The 80’s were a great time for toys. Far better than today, despite all the advances in tooling, sculpting and articulation, conceptually the toy lines of the 80’s violently molest anything you can find on the shelves of a modern Toys R Us. Toys were a way bigger deal in the 80’s too. Aside from TRU, there was Child World, and Lionel Kiddie City, both of which were also giant stores dedicated solely to the sale of toys. Beyond that, stores like Sears, Consumers, Macy’s (when it was still called Macy’s/Bamberger’s), Gimbel’s, and Bloomingdale’s ALL had toy departments where kids could get their action figure fix. Don’t believe me? Go to Toys R Us today, and aside from wrestling figures, you’ll find shelf space dominated by Star Wars, Transformers, GI Joe, and He-Man, all toy lines that were born in the 80’s. Of the big toy companies of the 80’s only Hasbro and Mattel still survive today, but back then companies like Revell, Remco , Tomy and Ideal contributed just as much to the wealth of great boys toy concepts that were abundant in the 1980’s. Let’s check some of them out!

MANTECH: Released by Remco in 1983, Mantech were among the first action figures I can remember owning. I don’t remember what the story line was, but they were really cool figures, around 8 inches tall, and all of their limbs and accessories could be interchanged in pretty much infinite combinations. There were only 6 figures ever released. The good guys were Laser Tech, Aqua Tech and Solar Tech and the bad guys Nega Tech, Doom Tech and Terror Tech. They also had 2 vehicles, the Traxon and the Terrorizer and a playset, the Battle Station Laser II.



Apparently, Mantech was also the first instance of me being a completely spoiled child because I had every one of these. The Battle Station was particularly cool, especially to 4 year old Joey. It was enormous, it had all kinds of computers and weapons, and tons of pegs and holes where the weapons that came with the figures could attach. Unfortunately, as most toy lines from the early 80’s that didn’t have a cartoon or movie for support, Mantech was crushed by the Star Wars and He-Man juggernauts.
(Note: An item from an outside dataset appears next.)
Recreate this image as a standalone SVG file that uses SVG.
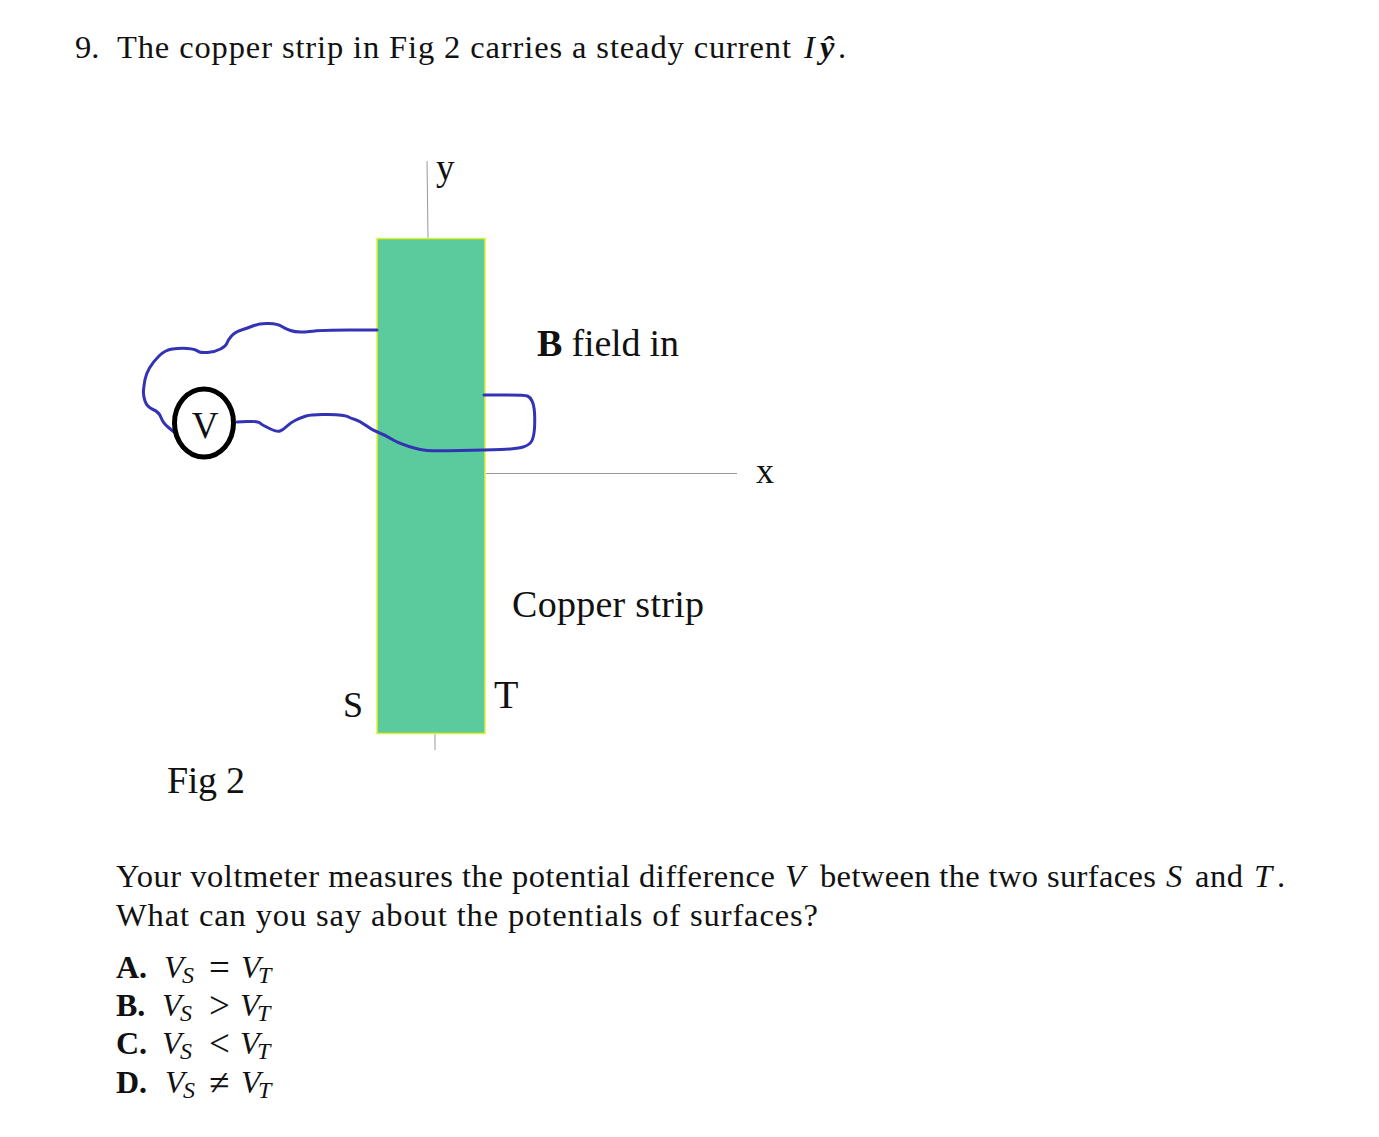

There was allegedly a Marvel comic book tie in, but unfortunately that wasn’t enough to save Mantech from becoming a forgotten 80’s toy.



*** Please Click read more Below to see the rest of Joey Esq 80's Toy post***



PARASITES: Released by Matchbox in 1985, I don’t know all that much about these. In fact, of every toy line on this list these are the only ones I never had as a kid. But thanks to the blessing/curse that is my audiographic memory, the commercial is pretty much ingrained in my head. “From Halley’s Comet come… The Parasites!” They were essentially little cars that flipped up to reveal a robot folded up inside and were basically Matchbox’s attempt to capitalize on extreme popularity of the Transformers. Since I never had one, I have pretty much no emotional attachment them, and can’t really think of much else to write.


Plus I couldn’t even find the cool commercial I remember, I did find this one instead. It sucks, and don’t ask me who the fuck Peter Greenwood is either. Ok fine, this entry was terrible. The rest of the list is better, I promise.



POWER LORDS: Released by Revell in 1983, Power Lords were definitely an attempt to cash in on the He-Man’s popularity but they were pretty cool toys in their own right. Each toy had its own action feature. The main character, Adam Power, could transform into a cool-looking alien by pressing the button on his waist. By transform, I mean you push the button and his upper torso would spin around to reveal a different body on the other side.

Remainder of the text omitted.